Uma questão importante, segundo o pesquisador, é: podemos contar com estudos científicos das populações? Ele afirma que compila dados demográficos e que é necessário oferecer estatísticas para não se sujeitar à dominação de “ideologias de ocasião”.
O colonialismo sempre esteve relacionado à raça, e a escravidão foi justificada por essa relação equivocada. “A ciência tem responsabilidade nisso, os cientistas não estiveram fora desse processo", ressaltou Zuberi.
Olhar para a escravidão moderna (do século 16 ao fim do século 19) é fundamental para entender a vida humana. Ambiente, gênero e classe são importantes, mas é preciso entender a questão da raça para compreender vários fenômenos relacionados à identidade humana. “Meu trabalho tem foco na raça como problema de identidade humana, e assumo postura agressiva, porque acredito que só vale a pena me engajar numa ciência que se preocupa com as pessoas.”
Pesquisas sem negros
Houve casos de pesquisas demográficas nos Estados Unidos que excluíram a população negra, com a justificativa de que não se queria lidar com a questão racial. Ou de que os afrodescendentes morriam mais cedo, eram menos educados e tinham muitos filhos. “Eles não viam problema em ignorar grupo tão relevante. A lógica desse tipo de atitude é a da eugenia, da ideia de inferioridade, a mesma que impede a migração e prega controle de natalidade para certos grupos”, afirmou o professor.
“Trabalho com imagens porque elas são a forma de representar o mundo moderno. Isso influencia a maneira como percebemos o que acontece no mundo. Uso sempre imagens e números para mirar as diferentes dimensões e questionar sempre.”
Zuberi exibiu números para mostrar que, em países como o Brasil, nos últimos 15 anos, mudou-se a consciência do que é ser afrodescendente.
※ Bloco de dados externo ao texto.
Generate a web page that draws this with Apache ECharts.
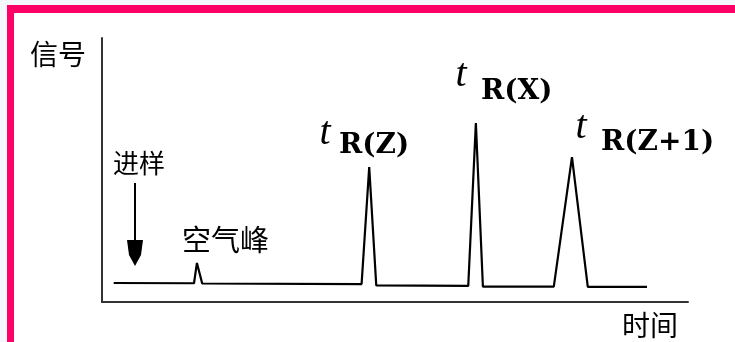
<!DOCTYPE html>
<html>
<head>
<meta charset="utf-8">
<script src="https://cdn.jsdelivr.net/npm/echarts@6/dist/echarts.min.js"></script>
<style>
  html, body { margin: 0; padding: 0; background: #f4f7fb; width: 735px; height: 342px; overflow: hidden; }
  #frame { position: absolute; left: 7px; top: 5px; width: 721px; height: 329px;
           border-left: 7px solid #ff0066; border-top: 8px solid #ff0066; background: #ffffff; }
  #chart { position: absolute; left: 0; top: 0; width: 735px; height: 342px; }
</style>
</head>
<body>
<div id="frame"></div>
<div id="chart"></div>
<script>
// Chromatogram trace (time in arbitrary units, signal in arbitrary units)
const time   = [2.0, 15.7, 16.2, 17.1, 44.3, 45.6, 46.8, 62.5, 63.8, 65.0, 77.1, 80.2, 82.9, 93.0];
const signal = [7.2, 7.1, 14.8, 7.0, 6.8, 51.1, 6.3, 6.1, 67.8, 5.8, 5.8, 54.9, 5.7, 5.7];

const yName = '信号';
const xName = '时间';
const injectLabel = '进样';
const airLabel = '空气峰';
const peakNames = ['R(Z)', 'R(X)', 'R(Z+1)'];

const chart = echarts.init(document.getElementById('chart'), null, { renderer: 'canvas' });

const cjk = '"Noto Sans CJK SC", sans-serif';
const tFont = { fontFamily: '"Liberation Serif", serif', fontStyle: 'italic', fontSize: 40, fill: '#000' };
const rFont = { fontFamily: '"DejaVu Serif", serif', fontWeight: 'bold', fontSize: 28, fill: '#000' };

const tPos = [[325, 133], [461, 75], [581, 127]];
const rPos = [[339, 146], [481, 92], [601, 143]];

const graphics = [
  { type: 'text', left: 30, top: 40, style: { text: yName, font: '28px ' + cjk, fill: '#000' } },
  { type: 'text', left: 622, top: 311, style: { text: xName, font: '28px ' + cjk, fill: '#000' } },
  { type: 'text', left: 113, top: 150, style: { text: injectLabel, font: '26px ' + cjk, fill: '#000' } },
  { type: 'text', left: 182, top: 225, style: { text: airLabel, font: '29px ' + cjk, fill: '#000' } },
  { type: 'line', shape: { x1: 135, y1: 183, x2: 135, y2: 244 }, style: { stroke: '#000', lineWidth: 2 } },
  { type: 'polygon', shape: { points: [[127, 240], [143, 240], [141, 255], [135, 266], [129, 255]] }, style: { fill: '#000' } }
];
peakNames.forEach((n, i) => {
  graphics.push({ type: 'text', x: tPos[i][0], y: tPos[i][1],
    style: Object.assign({ text: 't', align: 'center', verticalAlign: 'middle' }, tFont) });
  graphics.push({ type: 'text', x: rPos[i][0], y: rPos[i][1],
    style: Object.assign({ text: n, align: 'left', verticalAlign: 'middle' }, rFont) });
});

chart.setOption({
  animation: false,
  backgroundColor: 'transparent',
  grid: { left: 102, top: 38, width: 586, height: 264 },
  xAxis: {
    type: 'value', min: 0, max: 100,
    axisLine: { show: true, lineStyle: { color: '#333', width: 2 } },
    axisTick: { show: false }, axisLabel: { show: false }, splitLine: { show: false }
  },
  yAxis: {
    type: 'value', min: 0, max: 100,
    axisLine: { show: true, lineStyle: { color: '#333', width: 2 } },
    axisTick: { show: false }, axisLabel: { show: false }, splitLine: { show: false }
  },
  series: [{
    type: 'line',
    data: time.map((t, i) => [t, signal[i]]),
    showSymbol: false,
    lineStyle: { color: '#000', width: 2.2 },
    silent: true
  }],
  graphic: graphics
});
</script>
</body>
</html>
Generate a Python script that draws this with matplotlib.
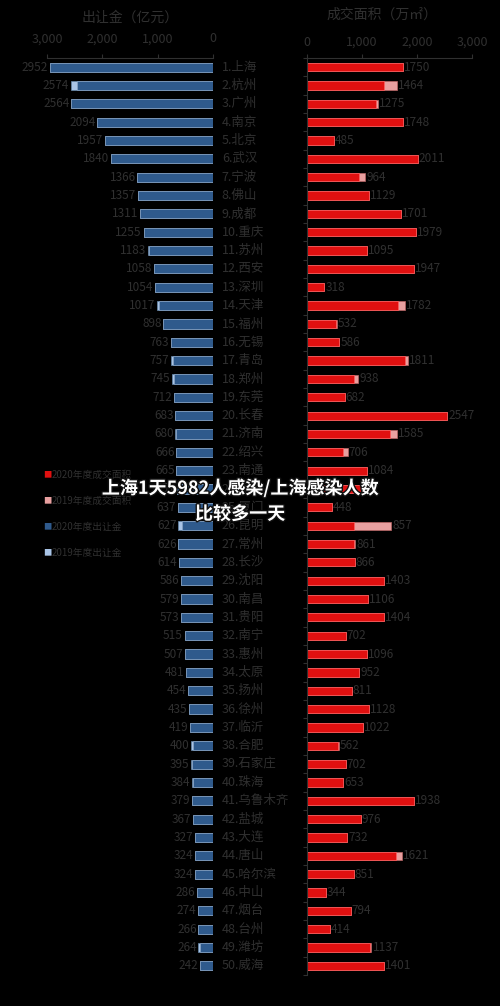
import matplotlib.pyplot as plt
import matplotlib.patheffects as pe
import numpy as np

plt.rcParams['font.family'] = ['Noto Sans CJK SC', 'DejaVu Sans']

cities = ["上海", "杭州", "广州", "南京", "北京", "武汉", "宁波", "佛山", "成都", "重庆",
          "苏州", "西安", "深圳", "天津", "福州", "无锡", "青岛", "郑州", "东莞", "长春",
          "济南", "绍兴", "南通", "温州", "厦门", "昆明", "常州", "长沙", "沈阳", "南昌",
          "贵阳", "南宁", "惠州", "太原", "扬州", "徐州", "临沂", "合肥", "石家庄", "珠海",
          "乌鲁木齐", "盐城", "大连", "唐山", "哈尔滨", "中山", "烟台", "台州", "潍坊", "威海"]
money_2020 = [2952, 2460, 2564, 2094, 1957, 1840, 1366, 1357, 1311, 1255,
              1150, 1058, 1054, 980, 898, 763, 720, 700, 712, 683,
              660, 666, 665, 651, 637, 560, 626, 614, 586, 579,
              573, 515, 507, 481, 454, 435, 419, 360, 380, 360,
              379, 367, 327, 324, 324, 286, 274, 266, 240, 242]
money_2019 = [2952, 2574, 2564, 2094, 1957, 1840, 1366, 1357, 1311, 1255,
              1183, 1058, 1054, 1017, 898, 763, 757, 745, 712, 683,
              680, 666, 665, 651, 637, 627, 626, 614, 586, 579,
              573, 515, 507, 481, 454, 435, 419, 400, 395, 384,
              379, 367, 327, 324, 324, 286, 274, 266, 264, 242]
area_2020 = [1750, 1400, 1260, 1748, 485, 2011, 950, 1129, 1701, 1979,
             1095, 1947, 318, 1650, 532, 586, 1780, 850, 682, 2547,
             1500, 650, 1084, 1000, 448, 857, 861, 866, 1403, 1106,
             1404, 702, 1096, 952, 811, 1128, 1022, 562, 702, 653,
             1938, 976, 732, 1621, 851, 344, 794, 414, 1137, 1401]
area_2019 = [1750, 1630, 1290, 1748, 485, 2011, 1060, 1129, 1701, 1979,
             1095, 1947, 318, 1780, 540, 586, 1840, 930, 682, 2547,
             1640, 740, 1084, 1000, 448, 1530, 880, 866, 1403, 1106,
             1404, 702, 1096, 952, 811, 1128, 1022, 580, 702, 653,
             1938, 976, 732, 1720, 851, 344, 794, 414, 1170, 1401]
area_labels = [1750, 1464, 1275, 1748, 485, 2011, 964, 1129, 1701, 1979,
               1095, 1947, 318, 1782, 532, 586, 1811, 938, 682, 2547,
               1585, 706, 1084, None, 448, 857, 861, 866, 1403, 1106,
               1404, 702, 1096, 952, 811, 1128, 1022, 562, 702, 653,
               1938, 976, 732, 1621, 851, 344, 794, 414, 1137, 1401]

gray = "#303030"
n = len(cities)
y = np.arange(n)

fig = plt.figure(figsize=(5, 10.06), dpi=100, facecolor="black")
bot, h = 1 - 975 / 1006, (975 - 58) / 1006

axl = fig.add_axes([47 / 500, bot, (213 - 47) / 500, h], facecolor="black")
axl.barh(y, money_2019, height=0.5, color="#a9c4e6", edgecolor="#6688aa", lw=0.5)
axl.barh(y, money_2020, height=0.5, color="#2f5a8c", edgecolor="#8aa4c4", lw=0.5)
axl.set_xlim(3000, 0)
axl.set_ylim(n - 0.5, -0.5)
for i, v in enumerate(money_2019):
    axl.text(v + 30, i, str(v), ha="right", va="center", color=gray, fontsize=8.5)
    axl.text(-160, i, f"{i + 1}.{cities[i]}", ha="left", va="center", color=gray, fontsize=9)
axl.xaxis.tick_top()
axl.set_xticks([3000, 2000, 1000, 0])
axl.set_xticklabels(["3,000", "2,000", "1,000", "0"])
axl.tick_params(axis="x", colors=gray, labelsize=9, length=3, pad=6)
axl.set_yticks([])
for s in ["left", "right", "bottom"]:
    axl.spines[s].set_visible(False)
axl.spines["top"].set_color(gray)

axr = fig.add_axes([307 / 500, bot, (472 - 307) / 500, h], facecolor="black")
axr.barh(y, area_2019, height=0.45, color="#e8a0a0", edgecolor="#bb6666", lw=0.5)
axr.barh(y, area_2020, height=0.45, color="#e01010", edgecolor="#ff6060", lw=0.5)
axr.set_xlim(0, 3000)
axr.set_ylim(n - 0.5, -0.5)
for i, v in enumerate(area_labels):
    if v is not None:
        axr.text(area_2019[i] + 20, i, str(v), ha="left", va="center", color=gray, fontsize=8.5)
axr.xaxis.tick_top()
axr.set_xticks([0, 1000, 2000, 3000])
axr.set_xticklabels(["0", "1,000", "2,000", "3,000"])
axr.tick_params(axis="x", colors=gray, labelsize=9, length=3)
axr.set_yticks(np.arange(n + 1) - 0.5)
axr.set_yticklabels([])
axr.tick_params(axis="y", colors=gray, length=3)
for s in ["right", "bottom"]:
    axr.spines[s].set_visible(False)
axr.spines["top"].set_color(gray)
axr.spines["left"].set_color(gray)

fig.text(130 / 500, 1 - 18 / 1006, "出让金（亿元）", color=gray, fontsize=10, ha="center", va="center")
fig.text(382 / 500, 1 - 15 / 1006, "成交面积（万㎡）", color=gray, fontsize=10, ha="center", va="center")

legend_items = [("2020年度成交面积", "#e01010"), ("2019年度成交面积", "#e8a0a0"),
                ("2020年度出让金", "#2f5a8c"), ("2019年度出让金", "#a9c4e6")]
for k, (lab, col) in enumerate(legend_items):
    yy = 1 - (475 + k * 26) / 1006
    fig.text(43 / 500, yy, "■", color=col, fontsize=6, va="center")
    fig.text(52 / 500, yy, lab, color=gray, fontsize=7, va="center")

stroke = [pe.withStroke(linewidth=2, foreground="#111111")]
fig.text(0.48, 1 - 488 / 1006, "上海1天5982人感染/上海感染人数", color="white",
         fontsize=13, fontweight="bold", ha="center", va="center", path_effects=stroke)
fig.text(0.48, 1 - 514 / 1006, "比较多一天", color="white",
         fontsize=13, fontweight="bold", ha="center", va="center", path_effects=stroke)

fig.savefig("out.png", dpi=100, facecolor="black")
Muito mais pessoas se autodeclaram negras nos censos demográficos. “Não nasceram mais bebês em famílias afrodescendentes, nem chegaram mais africanos aos países americanos”, ele disse. E os percentuais ainda devem crescer, já que algumas pesquisas de países sul-americanos, segundo o professor, ainda excluem regiões onde se considera que não existem negros. Ele destacou que as mudanças nos resultados de censos levam a mudanças nas leis, têm implicações práticas fundamentais para a vida não apenas de negros, mas de toda a sociedade.
Os africanos começaram a se unir e se organizar em 1960, quando grande número de países se tornaram independentes. “Ainda não há união militar ou monetária, e persistem intervenções e conflitos que são resquícios da antiga guerra fria e que buscam a consolidação de nações. Mas é preciso continuar pensando em termos de pan-africanismo”, afirmou Zuberi. “A África tem problemas que soluções nacionais não podem resolver.”
Os movimentos negros têm grande poder de conscientização, afirmou Tukufu Zuberi, que cresceu envolvido com esses movimentos, na Califórnia (EUA). “Os afrodescendentes nas Américas se recusam a aceitar uma história de 500 anos de falta de humanidade, um legado de degradação do que é ser humano. Os movimentos desafiam-nos a pensar em quem somos e são um sucesso em vários países. É natural que, se algo não funciona, nós queiramos nos juntar a um movimento para mudar isso. Para promover mais acesso, justiça e igualdade por um mundo melhor.”
“Reclamar de ações afirmativas é tolo do ponto de vista histórico”, afirmou o pesquisador. “Foram 500 anos de preferência para os brancos na educação, na circulação pelas cidades, no mercado de trabalho. O racismo tem sido uma ação afirmativa branca. Portanto, a não ser que se tenha eliminado o racismo, o mínimo que se deve fazer é ser a favor do senso de justiça histórico, apoiar esforços por mudanças, movimentos fundamentais para a humanidade.”